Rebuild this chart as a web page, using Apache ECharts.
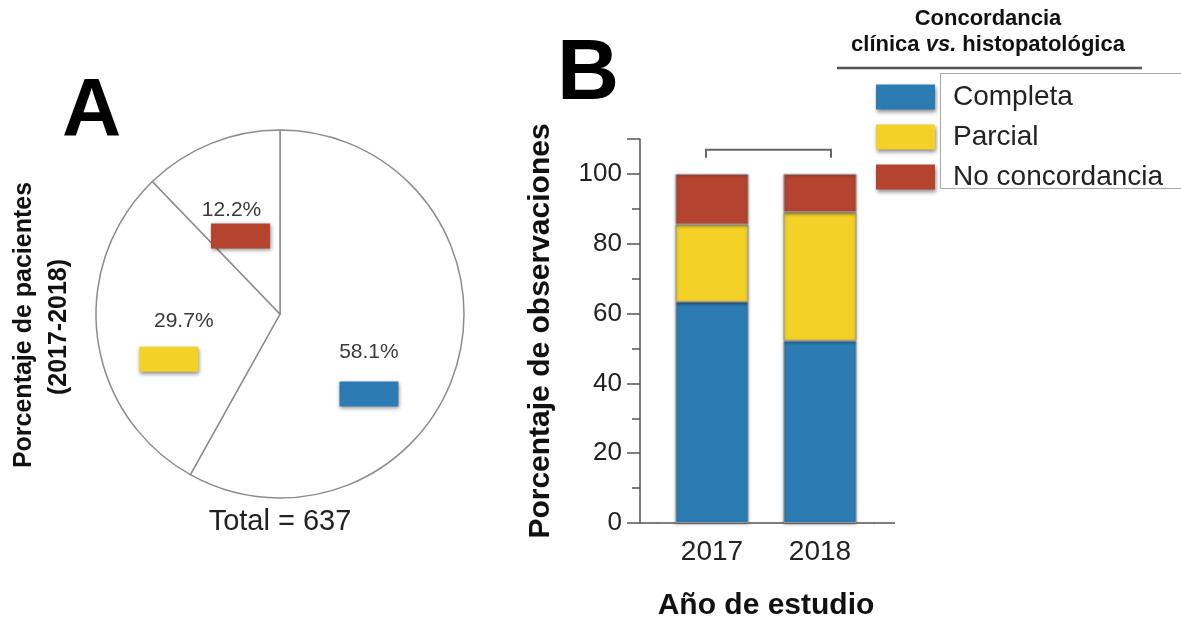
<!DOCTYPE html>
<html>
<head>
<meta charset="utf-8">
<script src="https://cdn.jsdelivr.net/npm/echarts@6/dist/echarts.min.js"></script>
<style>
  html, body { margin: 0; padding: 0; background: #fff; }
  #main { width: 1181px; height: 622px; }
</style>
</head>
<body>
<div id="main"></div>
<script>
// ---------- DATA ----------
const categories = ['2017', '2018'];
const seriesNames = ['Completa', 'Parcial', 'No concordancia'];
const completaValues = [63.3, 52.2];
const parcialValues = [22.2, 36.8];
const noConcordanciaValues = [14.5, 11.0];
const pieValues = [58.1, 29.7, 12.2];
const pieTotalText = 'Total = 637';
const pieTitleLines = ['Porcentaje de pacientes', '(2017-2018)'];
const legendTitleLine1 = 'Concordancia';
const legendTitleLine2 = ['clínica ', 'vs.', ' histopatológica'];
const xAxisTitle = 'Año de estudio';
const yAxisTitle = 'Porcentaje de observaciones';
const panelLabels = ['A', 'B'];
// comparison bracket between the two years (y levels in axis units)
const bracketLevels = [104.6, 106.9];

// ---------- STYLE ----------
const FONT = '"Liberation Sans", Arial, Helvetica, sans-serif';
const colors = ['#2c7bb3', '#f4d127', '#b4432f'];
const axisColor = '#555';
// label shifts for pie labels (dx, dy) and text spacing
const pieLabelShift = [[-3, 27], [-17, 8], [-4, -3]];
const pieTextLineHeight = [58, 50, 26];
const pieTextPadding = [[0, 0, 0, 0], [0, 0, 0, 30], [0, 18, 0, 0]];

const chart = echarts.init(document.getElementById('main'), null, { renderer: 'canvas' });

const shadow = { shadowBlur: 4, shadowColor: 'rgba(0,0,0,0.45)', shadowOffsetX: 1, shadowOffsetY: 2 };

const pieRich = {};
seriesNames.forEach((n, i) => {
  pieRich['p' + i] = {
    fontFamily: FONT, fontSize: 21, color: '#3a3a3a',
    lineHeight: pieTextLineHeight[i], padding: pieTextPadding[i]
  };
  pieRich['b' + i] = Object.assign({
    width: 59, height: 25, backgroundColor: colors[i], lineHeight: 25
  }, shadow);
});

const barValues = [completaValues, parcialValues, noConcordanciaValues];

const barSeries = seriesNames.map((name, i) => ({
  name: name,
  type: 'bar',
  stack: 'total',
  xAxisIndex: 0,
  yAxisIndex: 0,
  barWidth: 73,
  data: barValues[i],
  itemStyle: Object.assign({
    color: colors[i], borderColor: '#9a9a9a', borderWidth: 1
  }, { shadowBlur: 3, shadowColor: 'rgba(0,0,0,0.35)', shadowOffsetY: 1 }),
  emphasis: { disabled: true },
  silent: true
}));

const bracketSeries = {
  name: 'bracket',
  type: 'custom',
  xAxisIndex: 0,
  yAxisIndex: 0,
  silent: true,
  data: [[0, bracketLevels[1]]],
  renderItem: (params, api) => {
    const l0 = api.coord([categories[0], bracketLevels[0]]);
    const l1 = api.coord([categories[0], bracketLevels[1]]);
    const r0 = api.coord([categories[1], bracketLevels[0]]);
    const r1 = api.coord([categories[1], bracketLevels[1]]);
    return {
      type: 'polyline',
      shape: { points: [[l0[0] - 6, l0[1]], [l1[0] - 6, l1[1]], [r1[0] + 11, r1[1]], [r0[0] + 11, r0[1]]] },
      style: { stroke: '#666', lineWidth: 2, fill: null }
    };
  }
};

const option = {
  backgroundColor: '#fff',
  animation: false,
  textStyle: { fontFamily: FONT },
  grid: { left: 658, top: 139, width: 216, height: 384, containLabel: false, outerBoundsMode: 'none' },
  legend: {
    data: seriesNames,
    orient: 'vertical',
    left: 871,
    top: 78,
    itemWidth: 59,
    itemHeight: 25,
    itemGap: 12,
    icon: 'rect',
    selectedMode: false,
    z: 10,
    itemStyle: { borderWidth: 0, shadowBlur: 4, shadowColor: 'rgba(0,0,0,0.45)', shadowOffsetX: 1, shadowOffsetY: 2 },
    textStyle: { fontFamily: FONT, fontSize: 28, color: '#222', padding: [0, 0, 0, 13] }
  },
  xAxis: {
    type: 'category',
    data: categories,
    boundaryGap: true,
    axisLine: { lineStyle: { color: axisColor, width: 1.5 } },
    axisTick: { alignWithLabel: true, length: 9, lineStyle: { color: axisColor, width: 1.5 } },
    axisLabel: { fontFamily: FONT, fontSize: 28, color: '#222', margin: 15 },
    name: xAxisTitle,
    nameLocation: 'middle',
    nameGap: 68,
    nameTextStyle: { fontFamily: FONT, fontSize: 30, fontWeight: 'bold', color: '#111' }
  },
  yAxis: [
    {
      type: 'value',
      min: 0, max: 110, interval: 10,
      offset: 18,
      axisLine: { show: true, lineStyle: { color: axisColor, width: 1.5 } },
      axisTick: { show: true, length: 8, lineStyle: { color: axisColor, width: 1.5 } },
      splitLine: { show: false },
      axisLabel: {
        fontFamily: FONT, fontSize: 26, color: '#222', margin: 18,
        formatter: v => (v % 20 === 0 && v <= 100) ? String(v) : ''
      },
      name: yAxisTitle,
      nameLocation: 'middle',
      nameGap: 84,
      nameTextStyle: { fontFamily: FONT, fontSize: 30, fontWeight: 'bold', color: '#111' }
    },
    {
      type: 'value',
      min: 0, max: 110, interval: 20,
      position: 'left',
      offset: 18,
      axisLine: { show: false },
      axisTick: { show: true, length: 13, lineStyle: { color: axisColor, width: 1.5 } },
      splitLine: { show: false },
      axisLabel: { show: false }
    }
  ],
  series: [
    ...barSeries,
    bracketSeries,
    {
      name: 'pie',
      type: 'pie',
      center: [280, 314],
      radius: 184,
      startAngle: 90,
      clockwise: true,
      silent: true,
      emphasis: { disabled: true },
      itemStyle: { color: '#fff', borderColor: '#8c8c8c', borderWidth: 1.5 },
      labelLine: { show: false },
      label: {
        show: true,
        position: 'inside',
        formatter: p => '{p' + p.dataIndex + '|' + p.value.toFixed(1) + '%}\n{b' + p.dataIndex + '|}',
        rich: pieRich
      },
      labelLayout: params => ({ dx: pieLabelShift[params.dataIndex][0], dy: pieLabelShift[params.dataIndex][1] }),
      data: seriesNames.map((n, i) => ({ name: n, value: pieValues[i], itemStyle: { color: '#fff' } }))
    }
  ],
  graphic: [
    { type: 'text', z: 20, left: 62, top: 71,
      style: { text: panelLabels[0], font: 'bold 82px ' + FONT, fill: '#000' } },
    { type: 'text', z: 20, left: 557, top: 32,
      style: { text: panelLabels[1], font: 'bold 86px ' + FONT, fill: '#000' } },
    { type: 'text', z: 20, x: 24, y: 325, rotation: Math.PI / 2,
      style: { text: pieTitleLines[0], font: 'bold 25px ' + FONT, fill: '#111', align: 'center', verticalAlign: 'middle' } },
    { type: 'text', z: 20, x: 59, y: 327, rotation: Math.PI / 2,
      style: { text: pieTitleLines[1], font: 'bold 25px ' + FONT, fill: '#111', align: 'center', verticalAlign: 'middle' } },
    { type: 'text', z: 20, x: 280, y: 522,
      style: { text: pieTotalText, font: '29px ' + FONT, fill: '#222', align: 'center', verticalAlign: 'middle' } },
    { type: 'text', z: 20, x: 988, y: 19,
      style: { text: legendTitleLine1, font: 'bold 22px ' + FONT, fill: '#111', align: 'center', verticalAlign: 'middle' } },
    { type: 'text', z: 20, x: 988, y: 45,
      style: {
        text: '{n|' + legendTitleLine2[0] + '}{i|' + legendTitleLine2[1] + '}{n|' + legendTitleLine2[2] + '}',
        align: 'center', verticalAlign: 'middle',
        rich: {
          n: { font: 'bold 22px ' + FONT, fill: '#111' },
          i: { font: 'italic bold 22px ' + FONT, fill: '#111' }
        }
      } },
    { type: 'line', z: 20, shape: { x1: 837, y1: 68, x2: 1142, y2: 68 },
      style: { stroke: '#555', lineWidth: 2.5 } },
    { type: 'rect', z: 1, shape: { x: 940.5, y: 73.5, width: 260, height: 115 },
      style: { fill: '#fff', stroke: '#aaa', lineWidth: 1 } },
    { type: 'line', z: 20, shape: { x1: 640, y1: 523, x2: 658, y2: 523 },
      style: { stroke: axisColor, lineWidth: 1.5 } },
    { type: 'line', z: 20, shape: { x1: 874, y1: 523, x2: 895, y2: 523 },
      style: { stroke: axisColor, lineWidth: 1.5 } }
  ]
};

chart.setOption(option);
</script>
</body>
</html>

DIRECTIONS FOR THIS TASK :: Repeat only what lies between the start of the data and the end of the line containing "const bracketLevels = [104.6, 106.9];", exactly, with pictures left out.

FULL OUTPUT ::
Rebuild this chart as a web page, using Apache ECharts.
<!DOCTYPE html>
<html>
<head>
<meta charset="utf-8">
<script src="https://cdn.jsdelivr.net/npm/echarts@6/dist/echarts.min.js"></script>
<style>
  html, body { margin: 0; padding: 0; background: #fff; }
  #main { width: 1181px; height: 622px; }
</style>
</head>
<body>
<div id="main"></div>
<script>
// ---------- DATA ----------
const categories = ['2017', '2018'];
const seriesNames = ['Completa', 'Parcial', 'No concordancia'];
const completaValues = [63.3, 52.2];
const parcialValues = [22.2, 36.8];
const noConcordanciaValues = [14.5, 11.0];
const pieValues = [58.1, 29.7, 12.2];
const pieTotalText = 'Total = 637';
const pieTitleLines = ['Porcentaje de pacientes', '(2017-2018)'];
const legendTitleLine1 = 'Concordancia';
const legendTitleLine2 = ['clínica ', 'vs.', ' histopatológica'];
const xAxisTitle = 'Año de estudio';
const yAxisTitle = 'Porcentaje de observaciones';
const panelLabels = ['A', 'B'];
// comparison bracket between the two years (y levels in axis units)
const bracketLevels = [104.6, 106.9];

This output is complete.